Exploring the contours of this extraordinary life, Susan Curtis seeks to discover why our collective memory of Walton has failed. In a unique narrative of historical research, she recounts a fifteen-year journey, from the streets of Harlem and “The Ville” in St. Louis to scattered archives and obscure public records, as she uncovers the mysterious circumstances surrounding Walton’s disappearance from national consciousness. And despite numerous roadblocks and dead ends in her quest, she tells how she came to know this emblematic citizen of the American Century in surprising ways.

In this unconventional book—a postmodern ghost story, an unprecedented experiment in life-writing—Curtis shares her discoveries as a researcher. Relating her frustrating search through long-overlooked documents to discover this forgotten man, she offers insight into how America’s obsession with race has made Walton’s story unwelcome. She explores the treachery, duplicity, and archival accidents that transformed a man dedicated to the fulfillment of American democracy into a shadowy figure.

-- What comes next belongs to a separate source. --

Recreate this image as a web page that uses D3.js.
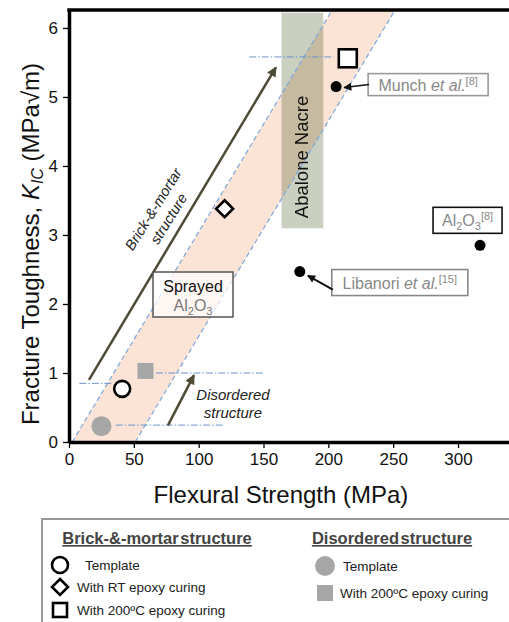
<!DOCTYPE html>
<html>
<head>
<meta charset="utf-8">
<script src="https://cdn.jsdelivr.net/npm/d3@7"></script>
<style>
body { margin: 0; background: #fff; }
text { font-family: "Liberation Sans", Arial, sans-serif; }
</style>
</head>
<body>
<div class="chart"></div>
<script>
// values
var xTicks = [0, 50, 100, 150, 200, 250, 300];
var yTicks = [0, 1, 2, 3, 4, 5, 6];

var brickLabels = ["Template", "With RT epoxy curing", "With 200ºC epoxy curing"];
var brickShapes = ["circle", "diamond", "square"];
var brickStrength = [41, 120, 215];
var brickToughness = [0.77, 3.38, 5.56];

var disLabels = ["Template", "With 200ºC epoxy curing"];
var disShapes = ["circle", "square"];
var disStrength = [25, 59];
var disToughness = [0.23, 1.03];

var litNames = ["Munch", "Libanori", "Al2O3"];
var litStrength = [206, 178, 317];
var litToughness = [5.15, 2.47, 2.85];

var bandLeft = [[2.5, 0], [203, 6.26]];
var bandRight = [[51, 0], [251.5, 6.26]];
var nacreStrength = [164, 196];
var nacreToughness = [3.1, 6.22];

// [from strength, to strength, toughness]
var guideLines = [[139, 204, 5.58], [67, 151, 1.0], [8, 34, 0.85], [36, 120, 0.245]];
var brickArrow = [[15.4, 0.9], [159.6, 5.43]];
var disArrow = [[76.3, 0.24], [96.4, 0.97]];

var width = 509, height = 622;
var svg = d3.select(".chart").append("svg")
    .attr("width", width)
    .attr("height", height);

var x = d3.scaleLinear().domain([0, 340]).range([69, 69 + 340 * 1.2967]);
var y = d3.scaleLinear().domain([0, 6.26]).range([442, 10]);

var defs = svg.append("defs");
defs.append("clipPath").attr("id", "plotClip")
    .append("rect").attr("x", x(0)).attr("y", y(6.26))
    .attr("width", width - x(0)).attr("height", y(0) - y(6.26));

function arrowMarker(id, color, w, h) {
    defs.append("marker")
        .attr("id", id)
        .attr("viewBox", "0 0 10 10")
        .attr("refX", 9).attr("refY", 5)
        .attr("markerWidth", w).attr("markerHeight", h)
        .attr("markerUnits", "userSpaceOnUse")
        .attr("orient", "auto")
        .append("path").attr("d", "M0,0 L10,5 L0,10 Z").attr("fill", color);
}
arrowMarker("olive", "#4d4a36", 12, 10);
arrowMarker("blk", "#111", 10, 8);

var plot = svg.append("g").attr("clip-path", "url(#plotClip)");

// peach band
var line = d3.line().x(function(d) { return x(d[0]); }).y(function(d) { return y(d[1]); });
plot.append("path")
    .attr("d", line([bandLeft[0], bandLeft[1], bandRight[1], bandRight[0]]) + "Z")
    .attr("fill", "#fbe4d6");

// abalone nacre range
plot.append("rect")
    .attr("x", x(nacreStrength[0]))
    .attr("y", y(nacreToughness[1]))
    .attr("width", x(nacreStrength[1]) - x(nacreStrength[0]))
    .attr("height", y(nacreToughness[0]) - y(nacreToughness[1]))
    .attr("fill", "#c9d0c0")
    .attr("stroke", "#dedede")
    .attr("stroke-width", 1.2)
    .attr("stroke-dasharray", "2,2")
    .style("mix-blend-mode", "multiply");

[bandLeft, bandRight].forEach(function(b) {
    plot.append("path")
        .attr("d", line(b))
        .attr("fill", "none")
        .attr("stroke", "#7ea6dc")
        .attr("stroke-width", 1.2)
        .attr("stroke-dasharray", "5,3");
});

guideLines.forEach(function(g) {
    plot.append("line")
        .attr("x1", x(g[0])).attr("x2", x(g[1]))
        .attr("y1", y(g[2])).attr("y2", y(g[2]))
        .attr("stroke", "#6b93cc")
        .attr("stroke-width", 1)
        .attr("stroke-dasharray", "7,2,1.5,2");
});

plot.append("text")
    .attr("transform", "translate(" + (x(180) + 6) + "," + 157 + ") rotate(-90)")
    .attr("text-anchor", "middle")
    .attr("font-size", 18.5)
    .attr("fill", "#111")
    .text("Abalone Nacre");

// trend arrows
[brickArrow, disArrow].forEach(function(a) {
    plot.append("line")
        .attr("x1", x(a[0][0])).attr("y1", y(a[0][1]))
        .attr("x2", x(a[1][0])).attr("y2", y(a[1][1]))
        .attr("stroke", "#4d4a36")
        .attr("stroke-width", 2.5)
        .attr("marker-end", "url(#olive)");
});

var bm = svg.append("text")
    .attr("transform", "translate(161,214) rotate(-58)")
    .attr("text-anchor", "middle")
    .attr("font-size", 14.5)
    .attr("font-style", "italic")
    .attr("fill", "#222");
bm.append("tspan").attr("x", 0).attr("y", -4).text("Brick-&-mortar");
bm.append("tspan").attr("x", 0).attr("y", 14).text("structure");

var ds = svg.append("text")
    .attr("text-anchor", "middle")
    .attr("font-size", 15)
    .attr("font-style", "italic")
    .attr("fill", "#222");
ds.append("tspan").attr("x", 233).attr("y", 400).text("Disordered");
ds.append("tspan").attr("x", 233).attr("y", 418).text("structure");

// Sprayed Al2O3 box
svg.append("rect")
    .attr("x", 153).attr("y", 272).attr("width", 80).attr("height", 45)
    .attr("fill", "#fff").attr("fill-opacity", 0.7)
    .attr("stroke", "#555").attr("stroke-width", 1.5);
svg.append("text").attr("x", 193).attr("y", 292)
    .attr("text-anchor", "middle").attr("font-size", 16).attr("fill", "#111")
    .text("Sprayed");
var al = svg.append("text").attr("x", 193).attr("y", 311)
    .attr("text-anchor", "middle").attr("font-size", 16).attr("fill", "#777");
al.append("tspan").text("Al");
al.append("tspan").attr("font-size", 11).attr("dy", 4).text("2");
al.append("tspan").attr("dy", -4).text("O");
al.append("tspan").attr("font-size", 11).attr("dy", 4).text("3");

// symbols
function symbol(g, shape, cx, cy, kind, s) {
    var filled = kind === "gray";
    var fill = filled ? "#a6a6a6" : "#fff";
    var stroke = filled ? "none" : "#000";
    var node;
    if (shape === "circle") {
        node = g.append("circle").attr("cx", cx).attr("cy", cy).attr("r", s);
    } else if (shape === "square") {
        node = g.append("rect").attr("x", cx - s).attr("y", cy - s)
            .attr("width", 2 * s).attr("height", 2 * s);
    } else {
        node = g.append("path").attr("d", "M" + cx + "," + (cy - s) + " L" + (cx + s) + "," + cy +
            " L" + cx + "," + (cy + s) + " L" + (cx - s) + "," + cy + " Z");
    }
    node.attr("fill", fill).attr("stroke", stroke).attr("stroke-width", filled ? 0 : 2.6);
}

var marks = svg.append("g");
var brickSize = [8, 8.5, 9];
brickShapes.forEach(function(sh, i) {
    symbol(marks, sh, x(brickStrength[i]), y(brickToughness[i]), "open", brickSize[i]);
});
var disSize = [10, 8];
disShapes.forEach(function(sh, i) {
    symbol(marks, sh, x(disStrength[i]), y(disToughness[i]), "gray", disSize[i]);
});

// literature points
litNames.forEach(function(n, i) {
    marks.append("circle")
        .attr("cx", x(litStrength[i])).attr("cy", y(litToughness[i]))
        .attr("r", 5.5).attr("fill", "#000");
});

function refLabel(px, py, w, h, border, parts) {
    svg.append("rect").attr("x", px).attr("y", py).attr("width", w).attr("height", h)
        .attr("fill", "#fff").attr("stroke", border).attr("stroke-width", 1.6);
    var t = svg.append("text").attr("x", px + w / 2).attr("y", py + h / 2 + 6)
        .attr("text-anchor", "middle").attr("font-size", 16).attr("fill", "#888");
    parts.forEach(function(p) {
        var ts = t.append("tspan").text(p[0]);
        if (p[1] === "i") ts.attr("font-style", "italic");
        if (p[1] === "sup") ts.attr("font-size", 11).attr("dy", -6);
        if (p[1] === "sub") ts.attr("font-size", 11).attr("dy", 4);
        if (p[2]) ts.attr("dy", p[2]);
    });
}

// Munch
var mx = x(litStrength[0]), my = y(litToughness[0]);
refLabel(mx + 32, my - 13, 120, 22, "#999", [["Munch "], ["et al.", "i"], ["[8]", "sup"]]);
svg.append("line").attr("x1", mx + 33).attr("y1", my - 2).attr("x2", mx + 8).attr("y2", my + 1)
    .attr("stroke", "#111").attr("stroke-width", 1.5).attr("marker-end", "url(#blk)");

// Libanori
var lx = x(litStrength[1]), ly = y(litToughness[1]);
refLabel(lx + 32, ly - 2, 136, 26, "#888", [["Libanori "], ["et al.", "i"], ["[15]", "sup"]]);
svg.append("line").attr("x1", lx + 33).attr("y1", ly + 18).attr("x2", lx + 8).attr("y2", ly + 4)
    .attr("stroke", "#111").attr("stroke-width", 2).attr("marker-end", "url(#blk)");

// Al2O3
var ax = x(litStrength[2]), ay = y(litToughness[2]);
refLabel(ax - 47, ay - 38, 69, 26, "#111", [["Al"], ["2", "sub"], ["O", null, -4], ["3", "sub"], ["[8]", "sup", -10]]);

// axes
var yAxis = svg.append("g")
    .attr("transform", "translate(" + x(0) + ",0)")
    .call(d3.axisLeft(y).tickValues(yTicks).tickFormat(d3.format("d"))
        .tickSize(6).tickSizeOuter(0).tickPadding(5));
var xAxis = svg.append("g")
    .attr("transform", "translate(0," + y(0) + ")")
    .call(d3.axisBottom(x).tickValues(xTicks).tickFormat(d3.format("d"))
        .tickSize(6).tickSizeOuter(0).tickPadding(5));
[xAxis, yAxis].forEach(function(a) {
    a.select(".domain").attr("stroke", "#000").attr("stroke-width", 3.5);
    a.selectAll(".tick line").attr("stroke", "#000").attr("stroke-width", 1.3);
    a.selectAll(".tick text").attr("font-size", 17).attr("fill", "#111")
        .attr("font-family", "Liberation Sans, Arial, sans-serif");
});
svg.append("line")
    .attr("x1", x(0) - 1.75).attr("x2", width)
    .attr("y1", y(6.26)).attr("y2", y(6.26))
    .attr("stroke", "#000").attr("stroke-width", 3.5);

svg.append("text")
    .attr("x", 281).attr("y", 503)
    .attr("text-anchor", "middle").attr("font-size", 24).attr("fill", "#111")
    .text("Flexural Strength (MPa)");

var yt = svg.append("text")
    .attr("transform", "translate(39,244) rotate(-90)")
    .attr("text-anchor", "middle").attr("font-size", 24).attr("fill", "#111");
yt.append("tspan").text("Fracture Toughness, ");
yt.append("tspan").attr("font-style", "italic").text("K");
yt.append("tspan").attr("font-style", "italic").attr("font-size", 16).attr("dy", 4).text("IC");
yt.append("tspan").attr("dy", -4).text(" (MPa√m)");

// legend
var lg = svg.append("g");
lg.append("rect").attr("x", 42).attr("y", 519).attr("width", 500).attr("height", 130)
    .attr("fill", "none").attr("stroke", "#999").attr("stroke-width", 2);
[["Brick-&-mortar structure", 157], ["Disordered structure", 392]].forEach(function(h) {
    lg.append("text").attr("x", h[1]).attr("y", 544)
        .attr("text-anchor", "middle").attr("font-size", 16.5).attr("font-weight", "bold")
        .attr("fill", "#444").attr("text-decoration", "underline").attr("word-spacing", -3)
        .text(h[0]);
});
var brickRows = [565, 587, 610], brickTextX = [85, 77, 77], brickLegSize = [8, 8, 7];
brickLabels.forEach(function(lab, i) {
    symbol(lg, brickShapes[i], 60, brickRows[i], "open", brickLegSize[i]);
    lg.append("text").attr("x", brickTextX[i]).attr("y", brickRows[i] + 5)
        .attr("font-size", 13.5).attr("fill", "#222").text(lab);
});
var disRows = [566, 593], disTextX = [343, 340], disLegSize = [10, 8];
disLabels.forEach(function(lab, i) {
    symbol(lg, disShapes[i], 325, disRows[i], "gray", disLegSize[i]);
    lg.append("text").attr("x", disTextX[i]).attr("y", disRows[i] + 5)
        .attr("font-size", 13.5).attr("fill", "#222").text(lab);
});
</script>
</body>
</html>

Combining anecdotal memories with the investigative instincts of the historian, Curtis embraces the subjectivity of her research to show that what a society forgets or suppresses is just as important as what it includes in its history.  Colored Memories is a highly original work that not only introduces readers to a once-influential figure but also invites us to reconsider how we view, understand, and preserve the past.

About the Author

Susan Curtis is Professor of History and American Studies at Purdue University. She is the author of A Consuming Faith: The Social Gospel and Modern American Culture, Dancing to a Black Man’s Tune: A Life of Scott Joplin, and The First Black Actors on the Great White Way.